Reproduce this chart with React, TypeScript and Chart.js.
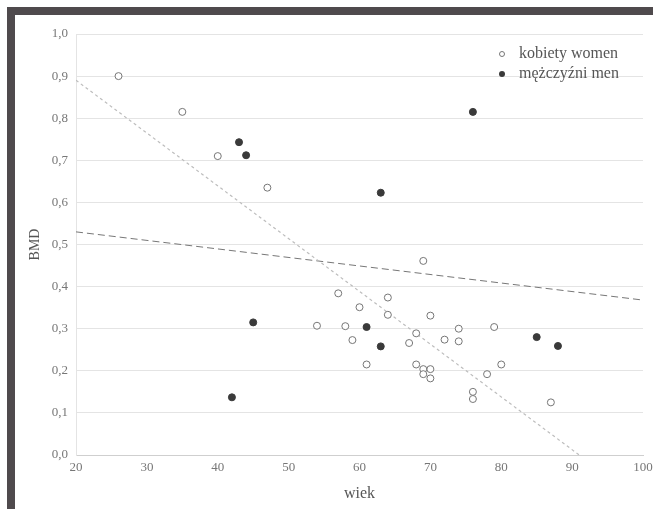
import React, { useEffect, useRef } from "react";
import { Chart, registerables } from "chart.js";

Chart.register(...registerables);

// women (kobiety)
const womenAge = [26, 35, 40, 47, 54, 57, 58, 59, 60, 61, 64, 64, 67, 68, 68, 69, 69, 69, 70, 70, 70, 72, 74, 74, 76, 76, 78, 79, 80, 87];
const womenBmd = [0.9, 0.815, 0.71, 0.635, 0.307, 0.384, 0.306, 0.273, 0.351, 0.215, 0.374, 0.333, 0.266, 0.289, 0.215, 0.461, 0.204, 0.192, 0.331, 0.204, 0.182, 0.274, 0.3, 0.27, 0.15, 0.133, 0.192, 0.304, 0.215, 0.125];

// men (mężczyźni)
const menAge = [42, 43, 44, 45, 61, 63, 63, 76, 85, 88];
const menBmd = [0.137, 0.743, 0.712, 0.315, 0.304, 0.623, 0.258, 0.815, 0.28, 0.259];

// trend lines (end points)
const womenTrendAge = [20, 91];
const womenTrendBmd = [0.89, 0.0];
const menTrendAge = [20, 100];
const menTrendBmd = [0.53, 0.368];

const yTickLabels = ["0,0", "0,1", "0,2", "0,3", "0,4", "0,5", "0,6", "0,7", "0,8", "0,9", "1,0"];
const xTickLabels = ["20", "30", "40", "50", "60", "70", "80", "90", "100"];

const legendLabels = ["kobiety women", "mężczyźni men"];

const SERIF = "'Liberation Serif', 'DejaVu Serif', serif";

const toPoints = (xs: number[], ys: number[]) => xs.map((x, i) => ({ x, y: ys[i] }));

export default function App() {
  const ref = useRef<HTMLCanvasElement | null>(null);

  useEffect(() => {
    if (!ref.current) return;

    const framePlugin = {
      id: "scanFrame",
      beforeDraw(chart: any) {
        const { ctx, width, height } = chart;
        ctx.save();
        ctx.fillStyle = "#ffffff";
        ctx.fillRect(0, 0, width, height);
        ctx.fillStyle = "#4f4a4d";
        ctx.fillRect(7, 7, 8, height - 7);
        ctx.fillRect(7, 7, width - 7, 8);
        ctx.restore();
      },
    };

    const legendPlugin = {
      id: "customLegend",
      afterDraw(chart: any) {
        const { ctx } = chart;
        ctx.save();
        ctx.font = `16px ${SERIF}`;
        ctx.textBaseline = "middle";
        ctx.textAlign = "left";
        ctx.beginPath();
        ctx.arc(502, 54, 2.5, 0, Math.PI * 2);
        ctx.fillStyle = "#ffffff";
        ctx.fill();
        ctx.strokeStyle = "#777";
        ctx.lineWidth = 1;
        ctx.stroke();
        ctx.fillStyle = "#555";
        ctx.fillText(legendLabels[0], 519, 54);
        ctx.beginPath();
        ctx.arc(502, 74, 3, 0, Math.PI * 2);
        ctx.fillStyle = "#3a3a3a";
        ctx.fill();
        ctx.fillStyle = "#555";
        ctx.fillText(legendLabels[1], 519, 74);
        ctx.restore();
      },
    };

    const chart = new Chart(ref.current, {
      type: "scatter",
      data: {
        datasets: [
          {
            label: legendLabels[0],
            data: toPoints(womenAge, womenBmd),
            pointRadius: 3.5,
            pointBackgroundColor: "#ffffff",
            pointBorderColor: "#777",
            pointBorderWidth: 1,
            order: 0,
          },
          {
            label: legendLabels[1],
            data: toPoints(menAge, menBmd),
            pointRadius: 3.5,
            pointBackgroundColor: "#3a3a3a",
            pointBorderColor: "#3a3a3a",
            pointBorderWidth: 1,
            order: 0,
          },
          {
            label: "trend women",
            data: toPoints(womenTrendAge, womenTrendBmd),
            showLine: true,
            pointRadius: 0,
            borderColor: "#bdbdbd",
            borderWidth: 1.2,
            borderDash: [3, 3],
            order: 1,
          },
          {
            label: "trend men",
            data: toPoints(menTrendAge, menTrendBmd),
            showLine: true,
            pointRadius: 0,
            borderColor: "#777",
            borderWidth: 1,
            borderDash: [7, 4],
            order: 1,
          },
        ],
      },
      options: {
        responsive: false,
        animation: false,
        layout: { padding: { left: 0, top: 34, right: 10, bottom: 0 } },
        plugins: {
          legend: { display: false },
          tooltip: { enabled: false },
        },
        scales: {
          x: {
            type: "linear",
            min: 20,
            max: 100,
            afterFit: (s: any) => {
              s.height = 54;
              s.paddingLeft = 0;
              s.paddingRight = 0;
            },
            ticks: {
              stepSize: 10,
              padding: 5,
              color: "#777",
              font: { family: SERIF, size: 13 },
              maxRotation: 0,
              callback: (_v: any, i: number) => xTickLabels[i],
            },
            grid: { display: false, drawTicks: false },
            border: { display: true, color: "#cfcfcf", width: 1 },
            title: {
              display: true,
              text: "wiek",
              color: "#555",
              font: { family: SERIF, size: 16 },
              padding: { top: 0, bottom: 6 },
            },
          },
          y: {
            type: "linear",
            min: 0,
            max: 1,
            afterFit: (s: any) => {
              s.width = 76;
              s.paddingTop = 0;
              s.paddingBottom = 0;
            },
            ticks: {
              stepSize: 0.1,
              padding: 8,
              color: "#777",
              font: { family: SERIF, size: 13 },
              callback: (_v: any, i: number) => yTickLabels[i],
            },
            grid: { display: true, drawTicks: false, color: "#e4e4e4", lineWidth: 1 },
            border: { display: true, color: "#e4e4e4", width: 1 },
            title: {
              display: true,
              text: "BMD",
              color: "#555",
              font: { family: SERIF, size: 14 },
              padding: { top: 27, bottom: 0 },
            },
          },
        },
      },
      plugins: [framePlugin, legendPlugin],
    } as any);

    return () => chart.destroy();
  }, []);

  return (
    <div style={{ position: "fixed", left: 0, top: 0, width: 653, height: 509 }}>
      <canvas ref={ref} width={653} height={509} style={{ display: "block" }} />
    </div>
  );
}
....
• INSTRUCTION
Take the lines from the start of the material to the line with "if (!ref.current) return;", both included, and transcribe them exactly without the pictures.

• CORRECT OUTPUT
Reproduce this chart with React, TypeScript and Chart.js.
import React, { useEffect, useRef } from "react";
import { Chart, registerables } from "chart.js";

Chart.register(...registerables);

// women (kobiety)
const womenAge = [26, 35, 40, 47, 54, 57, 58, 59, 60, 61, 64, 64, 67, 68, 68, 69, 69, 69, 70, 70, 70, 72, 74, 74, 76, 76, 78, 79, 80, 87];
const womenBmd = [0.9, 0.815, 0.71, 0.635, 0.307, 0.384, 0.306, 0.273, 0.351, 0.215, 0.374, 0.333, 0.266, 0.289, 0.215, 0.461, 0.204, 0.192, 0.331, 0.204, 0.182, 0.274, 0.3, 0.27, 0.15, 0.133, 0.192, 0.304, 0.215, 0.125];

// men (mężczyźni)
const menAge = [42, 43, 44, 45, 61, 63, 63, 76, 85, 88];
const menBmd = [0.137, 0.743, 0.712, 0.315, 0.304, 0.623, 0.258, 0.815, 0.28, 0.259];

// trend lines (end points)
const womenTrendAge = [20, 91];
const womenTrendBmd = [0.89, 0.0];
const menTrendAge = [20, 100];
const menTrendBmd = [0.53, 0.368];

const yTickLabels = ["0,0", "0,1", "0,2", "0,3", "0,4", "0,5", "0,6", "0,7", "0,8", "0,9", "1,0"];
const xTickLabels = ["20", "30", "40", "50", "60", "70", "80", "90", "100"];

const legendLabels = ["kobiety women", "mężczyźni men"];

const SERIF = "'Liberation Serif', 'DejaVu Serif', serif";

const toPoints = (xs: number[], ys: number[]) => xs.map((x, i) => ({ x, y: ys[i] }));

export default function App() {
  const ref = useRef<HTMLCanvasElement | null>(null);

  useEffect(() => {
    if (!ref.current) return;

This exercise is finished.